As someone wise said (actually, the British actor Michael Caine), "Be like a duck. Calm on the surface, but always paddling like the dickens underneath."

So what might be coming up to the surface for Agaric (and perhaps the Internet)?  Here's a few technologies and standards we're getting into:

  • Microformats: whose appeal is dead simplicity for potentially powerful uses.
    • The simple part is here: "small HTML additions to your webpages, used to make your data readable by machines as well as humans."
    • The power and purpose is partly here, and more coming: "Right now, microformats can be used to let users easily extract people/event information from your website for their organiser software (like Outlook). It also submits your documents into Technorati’s new microformat search engine. In the near future, microformats will help both you and your work be better ranked by conventional search engines like Google. They will also make your data accessible to other sites – like event organisers – who in turn will promote your site."

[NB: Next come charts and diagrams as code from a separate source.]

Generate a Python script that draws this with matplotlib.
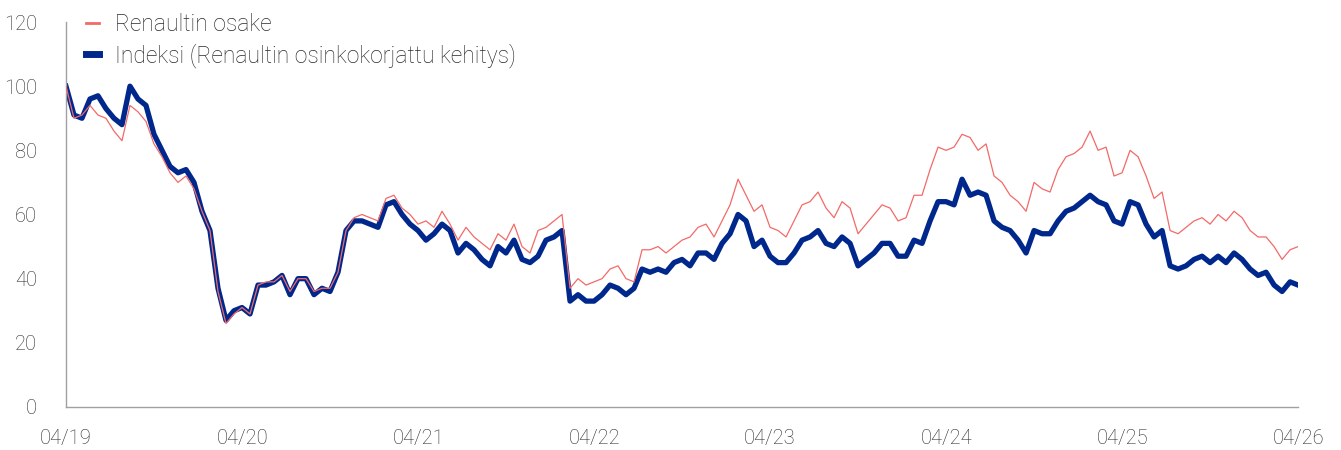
import pandas as pd
import matplotlib.pyplot as plt
import matplotlib.dates as mdates

# values, evenly spaced from 04/2019 to 04/2026
osake = [
    100, 90, 91, 94, 91, 90, 86, 83, 94, 92, 89, 82, 78, 73, 70, 72, 68, 61, 55, 36,
    26, 29, 31, 29, 38, 39, 39, 41, 36, 40, 40, 36, 37, 37, 42, 55, 59, 60, 59, 58,
    65, 66, 62, 60, 57, 58, 56, 61, 57, 52, 56, 53, 51, 49, 54, 52, 57, 50, 48, 55,
    56, 58, 60, 37, 40, 38, 39, 40, 43, 44, 40, 39, 49, 49, 50, 48, 50, 52, 53, 56,
    57, 53, 58, 63, 71, 66, 61, 63, 56, 55, 53, 58, 63, 64, 67, 62, 59, 64, 62, 54,
    57, 60, 63, 62, 58, 59, 66, 66, 74, 81, 80, 81, 85, 84, 80, 82, 72, 70, 66, 64,
    61, 70, 68, 67, 74, 78, 79, 81, 86, 80, 81, 72, 73, 80, 78, 72, 65, 67, 55, 54,
    56, 58, 59, 57, 60, 58, 61, 59, 55, 53, 53, 50, 46, 49, 50,
]
indeksi = [
    100, 91, 90, 96, 97, 93, 90, 88, 100, 96, 94, 85, 80, 75, 73, 74, 70, 61, 55, 37,
    27, 30, 31, 29, 38, 38, 39, 41, 35, 40, 40, 35, 37, 36, 42, 55, 58, 58, 57, 56,
    63, 64, 60, 57, 55, 52, 54, 57, 55, 48, 51, 49, 46, 44, 50, 48, 52, 46, 45, 47,
    52, 53, 55, 33, 35, 33, 33, 35, 38, 37, 35, 37, 43, 42, 43, 42, 45, 46, 44, 48,
    48, 46, 51, 54, 60, 58, 50, 52, 47, 45, 45, 48, 52, 53, 55, 51, 50, 53, 51, 44,
    46, 48, 51, 51, 47, 47, 52, 51, 58, 64, 64, 63, 71, 66, 67, 66, 58, 56, 55, 52,
    48, 55, 54, 54, 58, 61, 62, 64, 66, 64, 63, 58, 57, 64, 63, 57, 53, 55, 44, 43,
    44, 46, 47, 45, 47, 45, 48, 46, 43, 41, 42, 38, 36, 39, 38,
]
tick_years = [2019, 2020, 2021, 2022, 2023, 2024, 2025, 2026]
labels = ["Renaultin osake", "Indeksi (Renaultin osinkokorjattu kehitys)"]

dates = pd.date_range("2019-04-01", "2026-04-01", periods=len(osake))

plt.rcParams["font.family"] = ["Roboto", "DejaVu Sans"]
plt.rcParams["font.weight"] = "light"
text_color = "#2a2a2a"

fig = plt.figure(figsize=(13.41, 4.5), dpi=100)
ax = fig.add_axes([0.0492, 0.0956, 0.9188, 0.8555])

ax.plot(dates, indeksi, color="#00288c", lw=3.8, solid_joinstyle="round",
        label=labels[1], zorder=2)
ax.plot(dates, osake, color="#f26a68", lw=0.9, label=labels[0], zorder=3)

ax.set_ylim(0, 120)
ax.set_yticks(range(0, 121, 20))
ax.set_xlim(pd.Timestamp("2019-04-01"), pd.Timestamp("2026-04-01"))
ax.set_xticks([pd.Timestamp(f"{y}-04-01") for y in tick_years])
ax.xaxis.set_major_formatter(mdates.DateFormatter("%m/%y"))

for s in ["top", "right"]:
    ax.spines[s].set_visible(False)
for s in ["left", "bottom"]:
    ax.spines[s].set_color("#a0a0a0")
    ax.spines[s].set_linewidth(1.0)
ax.tick_params(axis="y", length=0, pad=21, labelsize=14.5, labelcolor=text_color)
ax.tick_params(axis="x", length=0, pad=16, labelsize=14.5, labelcolor=text_color)

h, l = ax.get_legend_handles_labels()
leg = fig.legend(h[::-1], l[::-1], loc="upper left", bbox_to_anchor=(0.0485, 1.016),
                 frameon=False, fontsize=16.5, handlelength=0.6, handletextpad=0.7,
                 labelspacing=0.3, labelcolor=text_color)
leg.get_lines()[0].set_linewidth(2.0)
leg.get_lines()[1].set_linewidth(5.0)

fig.savefig("out.png", dpi=100)
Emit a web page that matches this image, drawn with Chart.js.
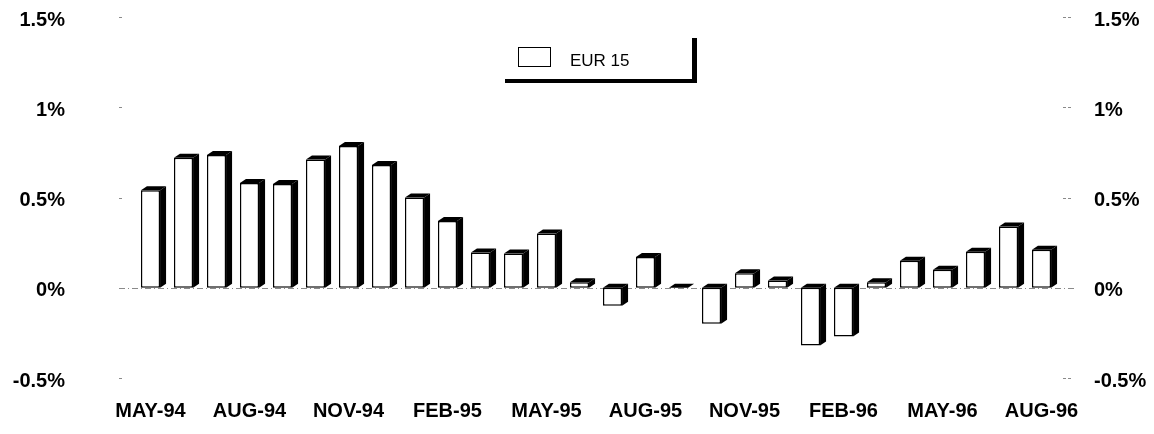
<!DOCTYPE html>
<html><head><meta charset="utf-8">
<script src="https://cdn.jsdelivr.net/npm/chart.js@4/dist/chart.umd.min.js"></script>
<style>html,body{margin:0;padding:0;background:#fff;overflow:hidden}#wrap{width:1154px;height:434px}</style>
</head><body><div id="wrap"><canvas id="c" width="1154" height="434"></canvas></div>
<script>
const categories = ['MAY-94','JUN-94','JUL-94','AUG-94','SEP-94','OCT-94','NOV-94','DEC-94','JAN-95','FEB-95','MAR-95','APR-95','MAY-95','JUN-95','JUL-95','AUG-95','SEP-95','OCT-95','NOV-95','DEC-95','JAN-96','FEB-96','MAR-96','APR-96','MAY-96','JUN-96','JUL-96','AUG-96'];
const seriesName = 'EUR 15';
const eur15 = [0.54,0.72,0.735,0.58,0.575,0.71,0.785,0.68,0.50,0.37,0.195,0.19,0.30,0.03,-0.10,0.17,0.0,-0.20,0.08,0.04,-0.32,-0.27,0.03,0.15,0.10,0.20,0.34,0.21];
const yTickValues = [-0.5,0,0.5,1,1.5];
const yTickLabels = ['-0.5%','0%','0.5%','1%','1.5%'];
const labelEvery = 3;

const FONT = '"Liberation Sans", Arial, Helvetica, sans-serif';

const tickLabel = v => { const i = yTickValues.findIndex(t => Math.abs(t - v) < 1e-9); return i >= 0 ? yTickLabels[i] : ''; };

const marksPlugin = {
  id: 'marks',
  beforeDatasetsDraw(chart) {
    const ctx = chart.ctx, ys = chart.scales.y;
    ctx.save();
    ctx.strokeStyle = '#8a8a8a';
    ctx.lineWidth = 1;
    yTickValues.forEach(v => {
      const y = Math.round(ys.getPixelForValue(v)) + 0.5;
      if (v === 0) {
        ctx.setLineDash([6, 3, 1, 3]);
        ctx.beginPath(); ctx.moveTo(119, y); ctx.lineTo(1076, y); ctx.stroke();
        ctx.setLineDash([]);
      } else {
        ctx.beginPath(); ctx.moveTo(119, y); ctx.lineTo(122, y); ctx.stroke();
        ctx.beginPath(); ctx.moveTo(1063, y); ctx.lineTo(1066, y); ctx.moveTo(1068, y); ctx.lineTo(1071, y); ctx.stroke();
      }
    });
    ctx.restore();
  }
};

const depthPlugin = {
  id: 'depth',
  afterDatasetsDraw(chart) {
    const ctx = chart.ctx;
    const meta = chart.getDatasetMeta(0);
    const dx = 6, dy = 4;
    ctx.save();
    ctx.fillStyle = '#000';
    meta.data.forEach(bar => {
      const p = bar.getProps(['x', 'y', 'base', 'width'], true);
      const l = p.x - p.width / 2, r = p.x + p.width / 2;
      const top = Math.min(p.y, p.base), bot = Math.max(p.y, p.base);
      ctx.beginPath();
      ctx.moveTo(l, top); ctx.lineTo(l + dx, top - dy); ctx.lineTo(r + dx, top - dy); ctx.lineTo(r, top); ctx.closePath(); ctx.fill();
      ctx.beginPath();
      ctx.moveTo(r, top); ctx.lineTo(r + dx, top - dy); ctx.lineTo(r + dx, bot - dy); ctx.lineTo(r, bot); ctx.closePath(); ctx.fill();
    });
    ctx.restore();
  }
};

const legendPlugin = {
  id: 'customLegend',
  afterDraw(chart) {
    const ctx = chart.ctx;
    ctx.save();
    ctx.fillStyle = '#000';
    ctx.fillRect(505, 79, 192, 4);
    ctx.fillRect(692, 38, 5, 45);
    ctx.fillStyle = '#fff';
    ctx.fillRect(518, 47, 32, 19);
    ctx.strokeStyle = '#000'; ctx.lineWidth = 1;
    ctx.strokeRect(518.5, 47.5, 32, 19);
    ctx.fillStyle = '#000';
    ctx.font = '17px ' + FONT;
    ctx.textBaseline = 'alphabetic';
    ctx.textAlign = 'left';
    ctx.fillText(chart.data.datasets[0].label, 570, 66);
    ctx.restore();
  }
};

const fitY = w => s => { s.width = w; s.paddingTop = 0; s.paddingBottom = 0; };

new Chart(document.getElementById('c'), {
  type: 'bar',
  data: {
    labels: categories,
    datasets: [{
      label: seriesName,
      data: eur15,
      backgroundColor: '#fff',
      borderColor: '#000',
      borderWidth: 1.5,
      borderSkipped: false,
      categoryPercentage: 1,
      barPercentage: 0.58
    }]
  },
  options: {
    responsive: false,
    devicePixelRatio: 1,
    animation: false,
    layout: { padding: { top: 17, left: 0, right: 0, bottom: 0 } },
    plugins: { legend: { display: false }, tooltip: { enabled: false }, title: { display: false } },
    scales: {
      x: {
        type: 'category',
        offset: true,
        grid: { display: false, drawTicks: false, tickLength: 0 },
        border: { display: false },
        afterFit: s => { s.height = 56; s.paddingLeft = 0; s.paddingRight = 0; },
        ticks: {
          autoSkip: false, maxRotation: 0, minRotation: 0, padding: 21,
          color: '#000', font: { family: FONT, size: 20, weight: 'bold' },
          callback: (v, i) => (i % labelEvery === 0 ? categories[i] : '')
        }
      },
      y: {
        position: 'left', min: -0.5, max: 1.5,
        grid: { display: false, drawTicks: false, tickLength: 0 },
        border: { display: false },
        afterFit: fitY(134),
        afterBuildTicks: s => { s.ticks = yTickValues.map(v => ({ value: v })); },
        ticks: { padding: 69, labelOffset: 3, color: '#000', font: { family: FONT, size: 20, weight: 'bold' }, callback: tickLabel }
      },
      y2: {
        position: 'right', min: -0.5, max: 1.5,
        grid: { display: false, drawTicks: false, tickLength: 0 },
        border: { display: false },
        afterFit: fitY(96),
        afterBuildTicks: s => { s.ticks = yTickValues.map(v => ({ value: v })); },
        ticks: { padding: 36, labelOffset: 3, color: '#000', font: { family: FONT, size: 20, weight: 'bold' }, callback: tickLabel }
      }
    }
  },
  plugins: [marksPlugin, depthPlugin, legendPlugin]
});
</script>
</body></html>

    • See more at Microformats.org
  • One Laptop Per Child (OLPC), and the incredible amount of dedication, ingenuitiy, and sheer person-hours and brainpower going into developing a sub-$100 laptop with the explicit purpose of getting these laptops into the hands of individual children all over the world: one laptop per child, as learning tools "created expressly for the world's poorest children living in its most remote environments."
    • Related to this, they've made CrossMark their "flexible, lightweight textual markup language."  I would like to add this to the input-export filter in Drupal so the best open source content management system for collaborative work, and the sites that run it, will be ready for the kids learning their markup language on OLPC computers.  I'd love if other people in the Drupal community interested in helping make Drupal ready for this project to contact me.
  • Outline Processor Markup Language (OPML), "an XML-based format that allows exchange of outline-structured information between applications running on different operating systems and environments," is a whole other crazy matter!  I'd really like – somehow – to bring this to Drupal, and be able to have a mirror, or a partial mirror, of a site in an application.